In 1943, the Israeli poet Avraham Shlonsky composed a poem for Passover. He had recently read early reports about what the atrocities that the Nazis were commiting against the Jews of Europe. The poem was called Neder, meaning “Vow.” It is the same word as Kol Nidrei, that we recite at the beginnnig of Yom Kippur. In Kol Nidrei is an anullment of vows. We are proclaiming that if we make any vows in the coming year that we are unable to fulfill, we hereby declare them null and void. Shlonsky says the opposite.
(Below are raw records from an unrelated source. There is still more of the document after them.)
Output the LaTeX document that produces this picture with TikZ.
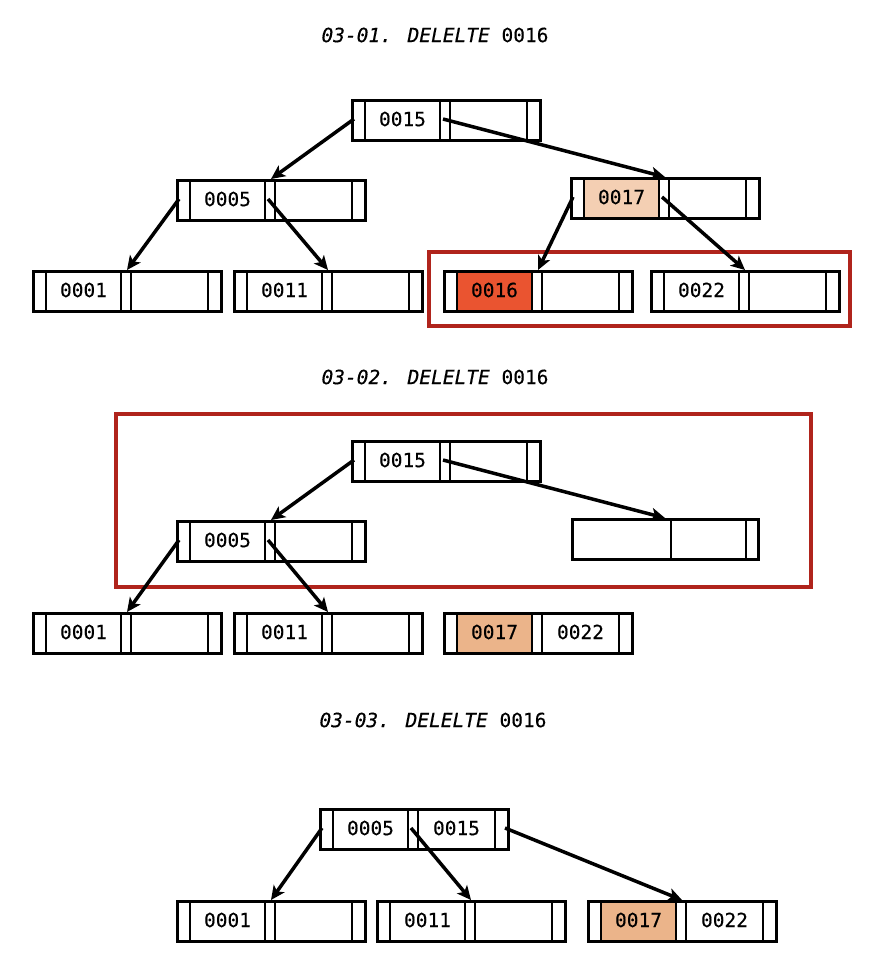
\documentclass[tikz,border=0pt]{standalone}
\usepackage{fontspec}
\newfontfamily\mono[FakeBold=0.35]{DejaVu Sans Mono}
\usetikzlibrary{arrows.meta}
\definecolor{peachA}{HTML}{F4CFB3}
\definecolor{hotred}{HTML}{EA5430}
\definecolor{tanA}{HTML}{EBB48A}
\definecolor{frameRed}{HTML}{B0241C}
\tikzset{
  btbox/.style={draw, line width=3.4pt, minimum width=188pt, minimum height=40pt, inner sep=0pt, anchor=north west},
  thinln/.style={line width=1.3pt},
  ptrln/.style={line width=2pt},
  keytxt/.style={font=\mono\fontsize{19.5}{22}\selectfont, inner sep=0pt},
  ttl/.style={font=\mono\fontsize{19.5}{22}\selectfont, inner sep=0pt},
  arr/.style={line width=3.5pt, -{Stealth[length=14pt,width=13pt,inset=3.5pt]}},
  frame/.style={draw=frameRed, line width=3.2pt},
}
\newcommand\btn[7]{%
  \fill[#6] (#2+14,#3) rectangle (#2+89,#3+40);
  \fill[#7] (#2+99,#3) rectangle (#2+176,#3+40);
  \node[btbox] (#1) at (#2,#3) {};
  \draw[thinln] (#2+14,#3) -- (#2+14,#3+40);
  \draw[thinln] (#2+89,#3) -- (#2+89,#3+40);
  \draw[ptrln] (#2+99,#3) -- (#2+99,#3+40);
  \draw[thinln] (#2+176,#3) -- (#2+176,#3+40);
  \node[keytxt] (#1a) at (#2+51.5,#3+20) {#4};
  \node[keytxt] (#1b) at (#2+137.5,#3+20) {#5};
  \coordinate (#1p0) at (#2+3,#3+20);
  \coordinate (#1p1) at (#2+92,#3+20);
  \coordinate (#1p2) at (#2+186,#3+20);
  \coordinate (#1t) at (#2+95,#3);
}
\begin{document}
\begin{tikzpicture}[x=1pt,y=-1pt]
\useasboundingbox (0,0) rectangle (882,956);
\fill[white] (0,0) rectangle (882,956);

% ---------- panel 1 ----------
\node[ttl] (t1) at (435,35) {\itshape 03-01. DELELTE\upshape{} 0016};
\draw[frame] (429,252) rectangle (850,326);
\btn{ra}{351}{99}{0015}{}{white}{white}
\btn{la}{176}{179}{0005}{}{white}{white}
\btn{ma}{570}{177}{0017}{}{peachA}{white}
\btn{aa}{32}{270}{0001}{}{white}{white}
\btn{ba}{233}{270}{0011}{}{white}{white}
\btn{ca}{443}{270}{0016}{}{hotred}{white}
\btn{da}{650}{270}{0022}{}{white}{white}
\draw[arr] (rap0) -- (lat);
\draw[arr] (rap1) -- (mat);
\draw[arr] (lap0) -- (aat);
\draw[arr] (lap1) -- (bat);
\draw[arr] (map0) -- (cat);
\draw[arr] (map1) -- (dat);

% ---------- panel 2 ----------
\node[ttl] (t2) at (435,377) {\itshape 03-02. DELELTE\upshape{} 0016};
\draw[frame] (116,414) rectangle (811,587);
\btn{rb}{351}{440}{0015}{}{white}{white}
\btn{lb}{176}{520}{0005}{}{white}{white}
\node[btbox, minimum width=186pt] (eb) at (571,518) {};
\draw[ptrln] (671,518) -- (671,558);
\draw[thinln] (746,518) -- (746,558);
\coordinate (ebt) at (665,518);
\btn{ab}{32}{612}{0001}{}{white}{white}
\btn{bb}{233}{612}{0011}{}{white}{white}
\btn{cb}{443}{612}{0017}{0022}{tanA}{white}
\draw[arr] (rbp0) -- (lbt);
\draw[arr] (rbp1) -- (ebt);
\draw[arr] (lbp0) -- (abt);
\draw[arr] (lbp1) -- (bbt);

% ---------- panel 3 ----------
\node[ttl] (t3) at (433,720) {\itshape 03-03. DELELTE\upshape{} 0016};
\btn{rc}{319}{808}{0005}{0015}{white}{white}
\btn{ac}{176}{900}{0001}{}{white}{white}
\btn{bc}{376}{900}{0011}{}{white}{white}
\btn{cc}{587}{900}{0017}{0022}{tanA}{white}
\draw[arr] (rcp0) -- (act);
\draw[arr] (rcp1) -- (bct);
\draw[arr] (rcp2) -- (cct);
\end{tikzpicture}
\end{document}
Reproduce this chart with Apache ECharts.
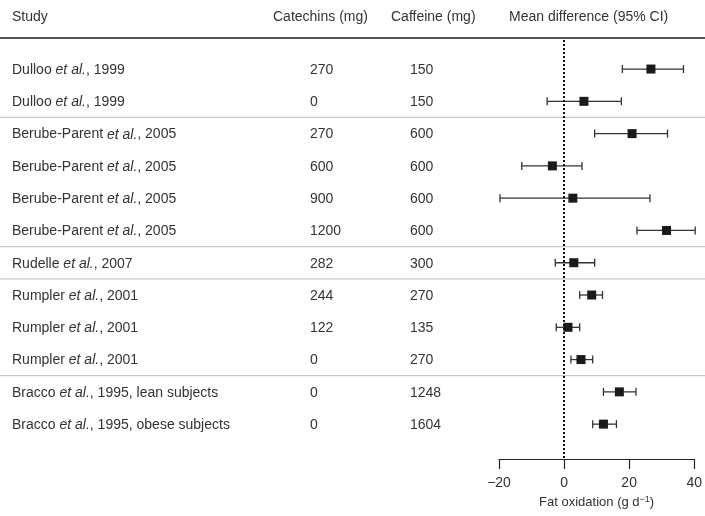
<!DOCTYPE html>
<html>
<head>
<meta charset="utf-8">
<script src="https://cdn.jsdelivr.net/npm/echarts@6/dist/echarts.min.js"></script>
<style>
  html, body { margin: 0; padding: 0; background: #fff; }
  #chart { width: 705px; height: 516px; }
</style>
</head>
<body>
<div id="chart"></div>
<script>
var headers = ['Study', 'Catechins (mg)', 'Caffeine (mg)', 'Mean difference (95% CI)']
var authors = ['Dulloo', 'Dulloo', 'Berube-Parent', 'Berube-Parent', 'Berube-Parent', 'Berube-Parent',
  'Rudelle', 'Rumpler', 'Rumpler', 'Rumpler', 'Bracco', 'Bracco']
var tails = [', 1999', ', 1999', ', 2005', ', 2005', ', 2005', ', 2005',
  ', 2007', ', 2001', ', 2001', ', 2001', ', 1995, lean subjects', ', 1995, obese subjects']
var catechins = [270, 0, 270, 600, 900, 1200, 282, 244, 122, 0, 0, 0]
var caffeine = [150, 150, 600, 600, 600, 600, 300, 270, 135, 270, 1248, 1604]
var estimate = [26.7, 6.1, 20.9, -3.6, 2.7, 31.5, 3.0, 8.5, 1.2, 5.2, 17.0, 12.1]
var lower = [17.9, -5.2, 9.4, -13.0, -19.7, 22.4, -2.7, 4.8, -2.4, 2.1, 12.1, 8.8]
var upper = [36.7, 17.6, 31.8, 5.5, 26.4, 40.3, 9.4, 11.8, 4.8, 8.8, 22.1, 16.1]
// rows after which a grey divider is drawn
var groupEnds = [1, 5, 6, 9]

var font = '"Liberation Sans", Arial, sans-serif'
var textColor = '#333'

var forestData = []
var tableData = []
for (var i = 0; i < estimate.length; i++) {
  forestData.push([i, estimate[i], lower[i], upper[i]])
  tableData.push([0, i])
}

function renderForest(params, api) {
  var row = api.value(0)
  var mid = api.coord([api.value(1), row])
  var lo = api.coord([api.value(2), row])
  var hi = api.coord([api.value(3), row])
  var cap = 4
  var sq = 9
  var line = { stroke: '#333', lineWidth: 1.3 }
  return {
    type: 'group',
    children: [
      { type: 'line', shape: { x1: lo[0], y1: lo[1], x2: hi[0], y2: hi[1] }, style: line },
      { type: 'line', shape: { x1: lo[0], y1: lo[1] - cap, x2: lo[0], y2: lo[1] + cap }, style: line },
      { type: 'line', shape: { x1: hi[0], y1: hi[1] - cap, x2: hi[0], y2: hi[1] + cap }, style: line },
      { type: 'rect', shape: { x: mid[0] - sq / 2, y: mid[1] - sq / 2, width: sq, height: sq }, style: { fill: '#1a1a1a' } },
    ],
  }
}

function renderTable(params, api) {
  var row = api.value(1)
  var y = api.coord([0, row])[1]
  var band = api.size([0, 1])[1]
  var base = { fill: textColor, fontSize: 14, fontFamily: font, verticalAlign: 'middle', align: 'left' }
  var children = [
    {
      type: 'text', x: 12, y: y + 1,
      style: Object.assign({}, base, {
        text: authors[row] + ' {i|et al.}' + tails[row],
        rich: { i: { fontStyle: 'italic', fontSize: 14, fontFamily: font, fill: textColor } },
      }),
    },
    { type: 'text', x: 310, y: y + 1, style: Object.assign({}, base, { text: String(catechins[row]) }) },
    { type: 'text', x: 410, y: y + 1, style: Object.assign({}, base, { text: String(caffeine[row]) }) },
  ]
  if (groupEnds.indexOf(row) >= 0) {
    children.push({
      type: 'line',
      shape: { x1: 0, y1: y + band / 2, x2: api.getWidth(), y2: y + band / 2 },
      style: { stroke: '#c8c8c8', lineWidth: 1.2 },
    })
  }
  return { type: 'group', children: children }
}

var headerX = [12, 273, 391, 509]
var graphics = headers.map(function (h, k) {
  return {
    type: 'text', left: headerX[k], top: 10,
    style: { text: h, fill: textColor, fontSize: 14, fontFamily: font },
  }
})
graphics.push({
  type: 'line', shape: { x1: 0, y1: 38, x2: 705, y2: 38 },
  style: { stroke: '#555', lineWidth: 2 },
})

var chart = echarts.init(document.getElementById('chart'))
chart.setOption({
  animation: false,
  textStyle: { fontFamily: font },
  grid: { left: 499, right: 6, top: 40, bottom: 57 },
  xAxis: {
    type: 'value',
    min: -20,
    max: 40,
    interval: 20,
    splitLine: { show: false },
    axisLine: { onZero: false, lineStyle: { color: '#222', width: 1.2 } },
    axisTick: { length: 10, lineStyle: { color: '#222', width: 1.2 } },
    axisLabel: {
      color: textColor,
      fontSize: 14,
      margin: 17,
      formatter: function (v) { return String(v).replace('-', '\u2212') },
    },
    name: 'Fat oxidation (g d{sup|\u22121})',
    nameLocation: 'middle',
    nameGap: 31,
    nameTextStyle: {
      color: textColor,
      fontSize: 13,
      rich: { sup: { fontSize: 9, verticalAlign: 'top', padding: [0, 0, 6, 0], color: textColor } },
    },
  },
  yAxis: {
    type: 'value',
    inverse: true,
    min: -0.9,
    max: 12.08,
    show: false,
  },
  graphic: graphics,
  series: [
    {
      type: 'custom',
      renderItem: renderTable,
      data: tableData,
      clip: false,
      silent: true,
      encode: { x: 0, y: 1 },
    },
    {
      type: 'custom',
      renderItem: renderForest,
      data: forestData,
      clip: false,
      encode: { x: [1, 2, 3], y: 0 },
      markLine: {
        silent: true,
        symbol: 'none',
        label: { show: false },
        lineStyle: { color: '#111', type: 'dotted', width: 2 },
        data: [{ xAxis: 0 }],
      },
    },
  ],
})
</script>
</body>
</html>
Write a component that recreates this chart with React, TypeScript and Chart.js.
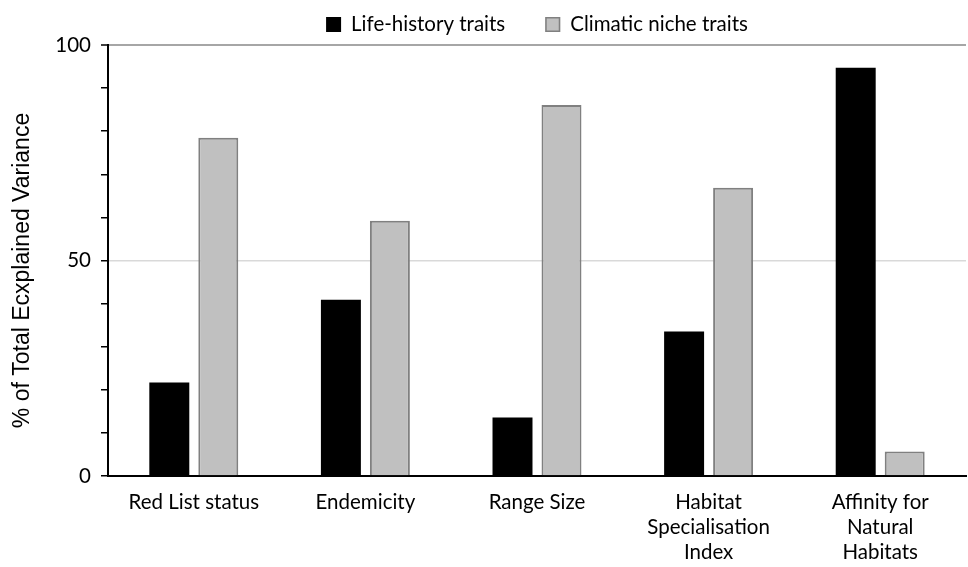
import React, { useEffect, useRef } from "react";
import { Chart, registerables } from "chart.js";

Chart.register(...registerables);

const categories: string[][] = [
  ["Red List status"],
  ["Endemicity"],
  ["Range Size"],
  ["Habitat", "Specialisation", "Index"],
  ["Affinity for", "Natural", "Habitats"],
];
const lifeHistory = [21.7, 40.9, 13.6, 33.5, 94.7];
const climaticNiche = [78.5, 59.2, 86.1, 66.9, 5.7];
const seriesNames = ["Life-history traits", "Climatic niche traits"];
const yLabelTicks = [0, 50, 100];
const yTitle = "% of Total Ecxplained Variance";

const FONT = "Lato, 'Open Sans', sans-serif";
const TITLE_FONT = "'Liberation Sans', Arial, sans-serif";
const FS = 20.5;

const legendPlugin = {
  id: "customLegend",
  afterDraw(chart: any) {
    const ctx = chart.ctx as CanvasRenderingContext2D;
    const { left, right } = chart.chartArea;
    ctx.save();
    ctx.font = `${FS}px ${FONT}`;
    const box = 15;
    const gapText = 10;
    const gapItem = 40;
    const items = chart.data.datasets.map((ds: any) => ({
      label: ds.label,
      fill: ds.backgroundColor,
      stroke: ds.borderColor,
      bw: ds.borderWidth,
    }));
    const widths = items.map(
      (it: any) => box + gapText + ctx.measureText(it.label).width
    );
    const total =
      widths.reduce((a: number, b: number) => a + b, 0) +
      gapItem * (items.length - 1);
    let x = (left + right) / 2 - total / 2;
    const cy = 24.5;
    items.forEach((it: any, i: number) => {
      ctx.fillStyle = it.fill;
      ctx.fillRect(x, cy - box / 2, box, box);
      if (it.bw) {
        ctx.strokeStyle = it.stroke;
        ctx.lineWidth = 1.5;
        ctx.strokeRect(x + 0.75, cy - box / 2 + 0.75, box - 1.5, box - 1.5);
      }
      ctx.fillStyle = "#000";
      ctx.textBaseline = "middle";
      ctx.textAlign = "left";
      ctx.fillText(it.label, x + box + gapText, cy);
      x += widths[i] + gapItem;
    });

    // y-axis title
    const { top, bottom } = chart.chartArea;
    ctx.font = `23px ${TITLE_FONT}`;
    ctx.translate(23, (top + bottom) / 2 + 10);
    ctx.rotate(-Math.PI / 2);
    ctx.textAlign = "center";
    ctx.textBaseline = "middle";
    ctx.fillStyle = "#000";
    ctx.fillText(yTitle, 0, 0);
    ctx.restore();
  },
};

export default function App() {
  const ref = useRef<HTMLCanvasElement | null>(null);
  useEffect(() => {
    if (!ref.current) return;
    const chart = new Chart(ref.current, {
      type: "bar",
      data: {
        labels: categories,
        datasets: [
          {
            label: seriesNames[0],
            data: lifeHistory,
            backgroundColor: "#000000",
            borderColor: "#000000",
            borderWidth: 0,
            categoryPercentage: 0.571,
            barPercentage: 0.816,
          },
          {
            label: seriesNames[1],
            data: climaticNiche,
            backgroundColor: "#c0c0c0",
            borderColor: "#808080",
            borderWidth: 2,
            categoryPercentage: 0.571,
            barPercentage: 0.816,
          },
        ],
      },
      options: {
        responsive: false,
        animation: false,
        devicePixelRatio: 1,
        layout: { padding: { top: 45, right: 2, left: 0, bottom: 0 } },
        plugins: {
          legend: { display: false },
          tooltip: { enabled: false },
        },
        scales: {
          x: {
            grid: { display: false, drawTicks: false },
            border: { display: true, color: "#000", width: 2 },
            ticks: {
              color: "#000",
              font: { family: FONT, size: FS, lineHeight: 1.22 },
              padding: 14,
              maxRotation: 0,
              autoSkip: false,
            },
            afterFit: (s: any) => {
              s.height = 91;
            },
          },
          y: {
            min: 0,
            max: 100,
            ticks: {
              stepSize: 10,
              autoSkip: false,
              color: "#000",
              font: { family: FONT, size: FS },
              padding: 10,
              callback: (v: any) =>
                yLabelTicks.includes(Number(v)) ? String(v) : "",
            },
            grid: {
              color: (c: any) =>
                c.tick && c.tick.value === 100
                  ? "#a6a6a6"
                  : c.tick && c.tick.value === 50
                  ? "#d9d9d9"
                  : "rgba(0,0,0,0)",
              lineWidth: (c: any) =>
                c.tick && c.tick.value === 100 ? 2 : 1.5,
              tickColor: "#000",
              tickLength: 7,
              tickWidth: 1.5,
            },
            border: { color: "#000", width: 2 },
            title: { display: false },
            afterFit: (s: any) => {
              s.width = 108;
            },
          },
        },
      },
      plugins: [legendPlugin],
    });
    return () => chart.destroy();
  }, []);
  return (
    <div style={{ position: "absolute", left: 0, top: 0, width: 968, height: 567, background: "#fff" }}>
      <canvas ref={ref} width={968} height={567} />
    </div>
  );
}
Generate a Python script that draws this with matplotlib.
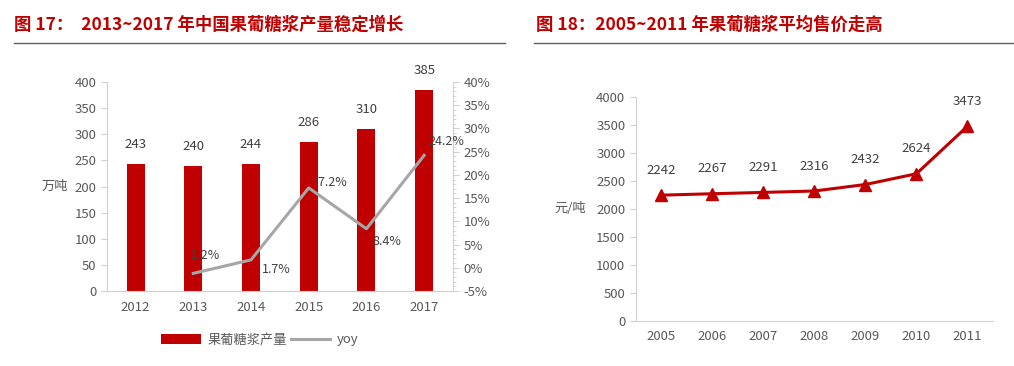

His poem is a neder which he refuses to ever abandon.

By my eyes that witnessed the slaughter
By my heart that was weighed down by cries for justice
By my compassion that taught me to pardon
Until the days came that were too terrible to forgive,
I have sworn: To remember it all,
To remember—to forget nothing!
Forget not one thing to the last generation
Until my indignation shall be extinguished
When the staff of my moral rebuke has struck until exhausted
A vow: Lest for nothing shall the night of terror have passed.
A vow: Lest for nothing shall I return to my wont
Without having learned anything, even this time.

This poem was printed in the 1956 Haggadah of Kibbutz Nahal Oz next to the text of “Pour out your wrath.” It was accompanied by a drawing of an olive branch and a sword. On October 7, more than sixty soldiers stationed at a base in Nahal Oz and more than a dozen members of the kibbutz were murdered, and many taken hostage.

“Pour out your wrath,” perhaps accompanied by Shlonsky’s poem, Neder, may have special resonance at the Seder this year.

These two open doors reflect the conflicting feelings and experiences that I am carrying in to Passover this year. I invite you to join me in finding traditions, both ancient and new, to fulfill our central task of rising from degradation into freedom.

And may all those who currently find themselves in actual places of narrowness find comfort and peace soon.